Retype nothing but the lines from the start of the material up to and including the line with "W, H = 1210, 499". Pictures don't belong in the copy.

::::

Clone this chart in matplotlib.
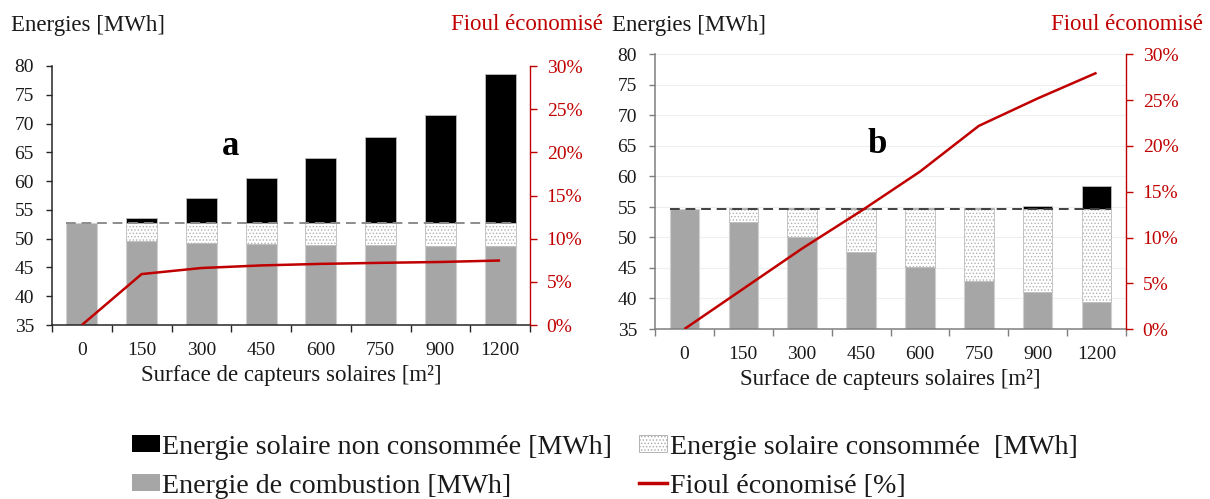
import matplotlib
matplotlib.use("Agg")
import matplotlib.pyplot as plt
from matplotlib.patches import Patch
from matplotlib.lines import Line2D
import numpy as np

plt.rcParams['font.family'] = ['Liberation Serif', 'DejaVu Serif']
plt.rcParams['hatch.linewidth'] = 0.6

categories = ['0', '150', '300', '450', '600', '750', '900', '1200']

# Panel a
a_reference = 52.8
a_combustion = [52.8, 49.6, 49.3, 49.05, 48.95, 48.85, 48.8, 48.75]
a_total_top = [52.8, 53.6, 57.0, 60.5, 64.1, 67.7, 71.4, 78.6]
a_fioul = [0.0, 5.9, 6.6, 6.9, 7.08, 7.2, 7.3, 7.47]

# Panel b
b_reference = 54.65
b_combustion = [54.65, 52.5, 50.1, 47.7, 45.2, 42.9, 41.0, 39.45]
b_total_top = [54.65, 54.8, 54.8, 54.8, 54.8, 54.8, 55.15, 58.4]
b_fioul = [0.0, 4.4, 8.8, 12.9, 17.2, 22.2, 25.2, 28.0]

RED = '#c00000'
GRAY = '#a6a6a6'

fig = plt.figure(figsize=(12.1, 4.99), dpi=100)
W, H = 1210, 499


def make_panel(rect, comb, tops, ref, fioul, letter, letter_xy, width,
               spine_col, dash_col, grid, xlabel_y):
    ax = fig.add_axes(rect)
    x = np.arange(len(categories))
    comb = np.array(comb)
    tops = np.array(tops)
    consumed = ref - comb
    unconsumed = np.clip(tops - ref, 0, None)
    if grid:
        ax.set_axisbelow(True)
        ax.yaxis.grid(True, color='#efefef', lw=0.8)
    ax.bar(x, comb, width, bottom=0, color=GRAY, edgecolor='#d0d0d0', lw=0.8, zorder=2)
    ax.bar(x[1:], consumed[1:], width, bottom=comb[1:], color='white',
           edgecolor='#b0b0b0', hatch='.....', lw=0.5, zorder=2)
    ax.bar(x[1:], unconsumed[1:], width, bottom=ref, color='black',
           edgecolor='#bdbdbd', lw=0.6, zorder=2)
    ax.hlines(ref, -width / 2, len(categories) - 1 + width / 2, colors=dash_col,
              linestyles=(0, (5, 3)), lw=1.4, zorder=3)
    ax.set_xlim(-0.5, len(categories) - 0.5)
    ax.set_ylim(35, 80)
    ax.set_yticks(np.arange(35, 81, 5))
    ax.set_xticks(x)
    ax.set_xticklabels(categories)
    ax.set_xticks(np.arange(-0.5, len(categories), 1), minor=True)
    ax.tick_params(axis='x', which='major', length=0, pad=12, labelsize=14, colors='#1a1a1a')
    ax.tick_params(axis='x', which='minor', length=5, width=1, direction='out', color=spine_col)
    ax.tick_params(axis='y', length=4, width=1, direction='out', pad=9,
                   labelsize=14, color=spine_col, labelcolor='#1a1a1a')
    for s in ['top', 'right']:
        ax.spines[s].set_visible(False)
    for s in ['left', 'bottom']:
        ax.spines[s].set_color(spine_col)
        ax.spines[s].set_linewidth(1.1)

    ax2 = ax.twinx()
    ax2.plot(x, fioul, color=RED, lw=1.8, zorder=5, solid_capstyle='butt')
    ax2.set_ylim(0, 30)
    ax2.set_yticks(np.arange(0, 31, 5))
    ax2.set_yticklabels([f'{v}%' for v in range(0, 31, 5)])
    ax2.tick_params(axis='y', length=5, width=1, direction='out', pad=7,
                    labelsize=14, color=RED, labelcolor=RED)
    for s in ['top', 'left', 'bottom']:
        ax2.spines[s].set_visible(False)
    ax2.spines['right'].set_color(RED)
    ax2.spines['right'].set_linewidth(1.0)

    fig.text(letter_xy[0] / W, 1 - letter_xy[1] / H, letter, fontsize=25,
             fontweight='bold', ha='center', va='center')
    cx = rect[0] + rect[2] / 2
    fig.text(cx, 1 - xlabel_y / H, 'Surface de capteurs solaires [m²]', fontsize=16.5,
             ha='center', va='center', color='#1a1a1a')
    return ax, ax2


make_panel([52 / W, 1 - 325 / H, 478 / W, 259 / H], a_combustion, a_total_top,
           a_reference, a_fioul, 'a', (231, 146), 0.52, '#262626', '#8c8c8c', False, 376)
make_panel([655 / W, 1 - 329 / H, 471 / W, 274.5 / H], b_combustion, b_total_top,
           b_reference, b_fioul, 'b', (877, 144), 0.5, '#7f7f7f', '#404040', True, 380)

# Header texts
fig.text(11 / W, 1 - 25 / H, 'Energies [MWh]', fontsize=16.5, ha='left', va='center', color='#1a1a1a')
fig.text(603 / W, 1 - 25 / H, 'Fioul économisé', fontsize=16.5, ha='right', va='center', color=RED)
fig.text(612 / W, 1 - 25 / H, 'Energies [MWh]', fontsize=16.5, ha='left', va='center', color='#1a1a1a')
fig.text(1203 / W, 1 - 25 / H, 'Fioul économisé', fontsize=16.5, ha='right', va='center', color=RED)

handles = [
    Patch(facecolor='black', edgecolor='black', lw=0),
    Patch(facecolor=GRAY, edgecolor=GRAY, lw=0),
    Patch(facecolor='white', edgecolor='#a8a8a8', hatch='.....', lw=0.6),
    Line2D([0], [0], color=RED, lw=2.5),
]
labels = [
    'Energie solaire non consommée [MWh]',
    'Energie de combustion [MWh]',
    'Energie solaire consommée  [MWh]',
    'Fioul économisé [%]',
]
leg = fig.legend(handles, labels, ncol=2, loc='upper left',
                 bbox_to_anchor=(126 / W, 1 - 429 / H), frameon=False,
                 fontsize=20.2, handlelength=1.0, handleheight=0.55,
                 handletextpad=0.1, columnspacing=0.95, labelspacing=0.5,
                 borderpad=0.2, borderaxespad=0)
for t in leg.get_texts():
    t.set_color('#1a1a1a')

fig.savefig('out.png', dpi=100)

::::

Answer to this problem =>
Clone this chart in matplotlib.
import matplotlib
matplotlib.use("Agg")
import matplotlib.pyplot as plt
from matplotlib.patches import Patch
from matplotlib.lines import Line2D
import numpy as np

plt.rcParams['font.family'] = ['Liberation Serif', 'DejaVu Serif']
plt.rcParams['hatch.linewidth'] = 0.6

categories = ['0', '150', '300', '450', '600', '750', '900', '1200']

# Panel a
a_reference = 52.8
a_combustion = [52.8, 49.6, 49.3, 49.05, 48.95, 48.85, 48.8, 48.75]
a_total_top = [52.8, 53.6, 57.0, 60.5, 64.1, 67.7, 71.4, 78.6]
a_fioul = [0.0, 5.9, 6.6, 6.9, 7.08, 7.2, 7.3, 7.47]

# Panel b
b_reference = 54.65
b_combustion = [54.65, 52.5, 50.1, 47.7, 45.2, 42.9, 41.0, 39.45]
b_total_top = [54.65, 54.8, 54.8, 54.8, 54.8, 54.8, 55.15, 58.4]
b_fioul = [0.0, 4.4, 8.8, 12.9, 17.2, 22.2, 25.2, 28.0]

RED = '#c00000'
GRAY = '#a6a6a6'

fig = plt.figure(figsize=(12.1, 4.99), dpi=100)
W, H = 1210, 499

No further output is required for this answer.